5 Classroom Design Strategies for Lecture Capture

Having just come from the Earl Straub Classroom Expansion User Group meeting, classroom design for the future is on my mind. It’s a good time to review “5 Classroom Design Strategies for Lecture Capture.” This article presents 5 simple and succinct things to remember in classroom design. Thanks, Campus Technology.

So how do these apply to the UO? Here’s what I would recommend for each of these:

1) Effective classroom design should consider the growing need to accommodate increasing levels of video capture.

–> As we renovate, we should build this into the classrooms. But instead of building the costs into the project budget, we should build the costs into the classroom technologies budget to ensure not only one-time start up costs but also equipment refresh.

2) Video origination should be considered for integration into a larger number of classrooms and conference rooms.
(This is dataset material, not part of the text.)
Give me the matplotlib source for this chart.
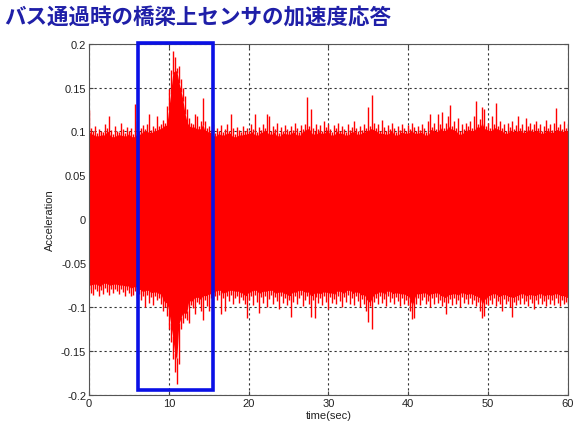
import numpy as np
import matplotlib
matplotlib.use("Agg")
import matplotlib.pyplot as plt
from matplotlib.patches import Rectangle

plt.rcParams['font.family'] = ['Liberation Sans', 'DejaVu Sans']

# peak acceleration every 0.25 s, in 1/1000 units
t_step = 0.25
upper_peak = [
    124, 104, 100, 106, 98, 103, 101, 99, 108, 104, 118, 102, 97, 106, 100, 99, 110, 103, 98, 105,
    101, 104, 97, 131, 112, 100, 104, 107, 103, 108, 120, 102, 106, 104, 118, 106, 108, 113, 110, 129,
    148, 170, 192, 185, 172, 175, 160, 150, 140, 125, 115, 110, 108, 120, 118, 106, 112, 138, 112, 104,
    106, 102, 109, 98, 104, 101, 107, 99, 103, 108, 101, 120, 104, 97, 105, 102, 99, 106, 100, 104,
    101, 108, 103, 120, 99, 105, 102, 109, 104, 120, 117, 100, 106, 103, 110, 98, 105, 101, 107, 103,
    100, 106, 102, 110, 104, 99, 107, 103, 108, 139, 106, 125, 104, 100, 109, 103, 107, 101, 112, 105,
    108, 103, 99, 107, 104, 110, 101, 106, 103, 99, 108, 102, 105, 112, 104, 100, 106, 102, 109, 104,
    128, 106, 141, 110, 104, 108, 101, 113, 105, 100, 107, 103, 110, 104, 99, 106, 102, 108, 104, 101,
    107, 103, 110, 105, 101, 106, 102, 108, 104, 99, 112, 120, 105, 110, 103, 120, 108, 122, 104, 110,
    118, 130, 106, 112, 104, 115, 100, 108, 103, 110, 106, 112, 104, 118, 135, 108, 114, 128, 125, 106,
    110, 104, 118, 108, 132, 106, 112, 104, 108, 101, 110, 105, 112, 103, 107, 118, 104, 109, 102, 115,
    106, 110, 103, 108, 112, 104, 109, 101, 106, 113, 104, 108, 102, 110, 127, 105, 109, 103, 112, 104,
    108,
]
lower_peak = [
    80, 84, 86, 79, 82, 88, 81, 85, 78, 83, 86, 80, 84, 79, 82, 85, 80, 83, 87, 81,
    84, 88, 86, 82, 90, 85, 92, 88, 100, 86, 95, 89, 98, 88, 92, 90, 96, 105, 100, 110,
    125, 140, 159, 174, 188, 165, 125, 118, 112, 115, 118, 98, 101, 108, 94, 97, 104, 115, 92, 99,
    105, 90, 96, 88, 92, 86, 108, 90, 105, 88, 93, 86, 96, 90, 87, 95, 89, 92, 97, 113,
    92, 88, 98, 86, 94, 107, 89, 95, 87, 100, 91, 86, 96, 89, 93, 102, 88, 95, 90, 98,
    92, 111, 94, 88, 97, 90, 86, 99, 92, 88, 96, 111, 92, 112, 89, 95, 90, 98, 88, 94,
    102, 89, 95, 91, 97, 87, 93, 100, 89, 94, 86, 96, 90, 98, 88, 93, 100, 91, 96, 104,
    117, 99, 125, 94, 90, 97, 88, 95, 91, 99, 87, 94, 90, 97, 89, 93, 99, 90, 96, 92,
    98, 104, 114, 112, 96, 90, 98, 92, 89, 97, 93, 100, 90, 96, 89, 95, 92, 99, 94, 108,
    95, 91, 98, 90, 96, 92, 100, 89, 95, 91, 97, 90, 96, 92, 99, 94, 104, 113, 110, 96,
    98, 92, 96, 90, 99, 93, 97, 104, 91, 96, 93, 100, 111, 94, 98, 92, 96, 90, 97, 93,
    99, 91, 95, 102, 92, 97, 90, 96, 93, 99, 91, 96, 92, 98, 90, 95, 99, 92, 97, 94,
    96,
]
x_ticks = [0, 10, 20, 30, 40, 50, 60]
y_ticks = [-0.2, -0.15, -0.1, -0.05, 0, 0.05, 0.1, 0.15, 0.2]
y_ticklabels = ['-0.2', '-0.15', '-0.1', '-0.05', '0', '0.05', '0.1', '0.15', '0.2']
bus_window = (6.2, 15.5)   # time span of the bus crossing

up = np.array(upper_peak) / 1000.0
lo = -np.array(lower_peak) / 1000.0
t = np.arange(len(up)) * t_step

# solid body of the trace: the lowest peak among neighbours
def rolling_min(a, w):
    pad = np.pad(a, w // 2, mode='edge')
    return np.array([pad[i:i + w].min() for i in range(len(a))])

core_hi = rolling_min(up, 3) - 0.003
core_lo = -(rolling_min(-lo, 3) - 0.005)

fig = plt.figure(figsize=(5.74, 4.27), dpi=100)
ax = fig.add_axes([0.155, 0.073, 0.8345, 0.8225])

RED = '#ff0000'
ax.fill_between(t, core_lo, core_hi, color=RED, lw=0, zorder=2)
ax.vlines(t, core_hi - 0.002, up, colors=RED, lw=1.0, zorder=2)
ax.vlines(t, lo, core_lo + 0.002, colors=RED, lw=1.0, zorder=2)

ax.add_patch(Rectangle((bus_window[0], -0.195), bus_window[1] - bus_window[0], 0.396,
                       fill=False, edgecolor='#0a10e6', lw=2.6, zorder=5, clip_on=False))

ax.set_xlim(0, 60)
ax.set_ylim(-0.2, 0.2)
ax.set_xticks(x_ticks)
ax.set_yticks(y_ticks)
ax.set_yticklabels(y_ticklabels)
ax.tick_params(direction='in', top=True, right=True, labelsize=8, length=3,
               color='#444444', labelcolor='#222222', pad=2)
ax.grid(True, color='#333333', linestyle=(0, (2, 2.5)), lw=0.8, zorder=1)
ax.set_axisbelow(True)
for s in ax.spines.values():
    s.set_color('#555555')
    s.set_linewidth(0.8)

ax.set_xlabel('time(sec)', fontsize=8, color='#222222', labelpad=2)
ax.set_ylabel('Acceleration', fontsize=8, color='#222222', labelpad=4)

fig.text(0.008, 0.958, 'バス通過時の橋梁上センサの加速度応答', fontsize=15.5,
         fontweight='bold', color='#1f1fa8', va='center', ha='left',
         family=['Noto Sans CJK JP', 'DejaVu Sans'])

fig.savefig('out.png', dpi=100)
–> We need to build integration into our LMSs, which also means a storage strategy for videos. While some of this could go onto publicly available and hosted sites, some of this content may need to be protected. And don’t forget captioning.

3) Personal capture will become an increasingly important factor in content creation.

–> Absolutely! The UO College of Education has a local video capture solution for its faculty, which has been particularly well integrated into the American Sign Language courses. This sort of solution would be useful in many disciplines, especially in supporting flipped classrooms as well.

4) Minimal but adequate video postproduction skills will become increasingly necessary.

–> Faculty Summer Workshops in technology were wildly popular a decade ago on the University of Oregon campus and the program’s demise (due to budget cuts presumably) has been lamented a LOT recently by faculty. It’s time we brought these back, with an added goal of scaling them to serve many more faculty.

–> The availability of post production software for faculty and students alike is critical.

5) Curriculum development and faculty training will be required to create effective online material.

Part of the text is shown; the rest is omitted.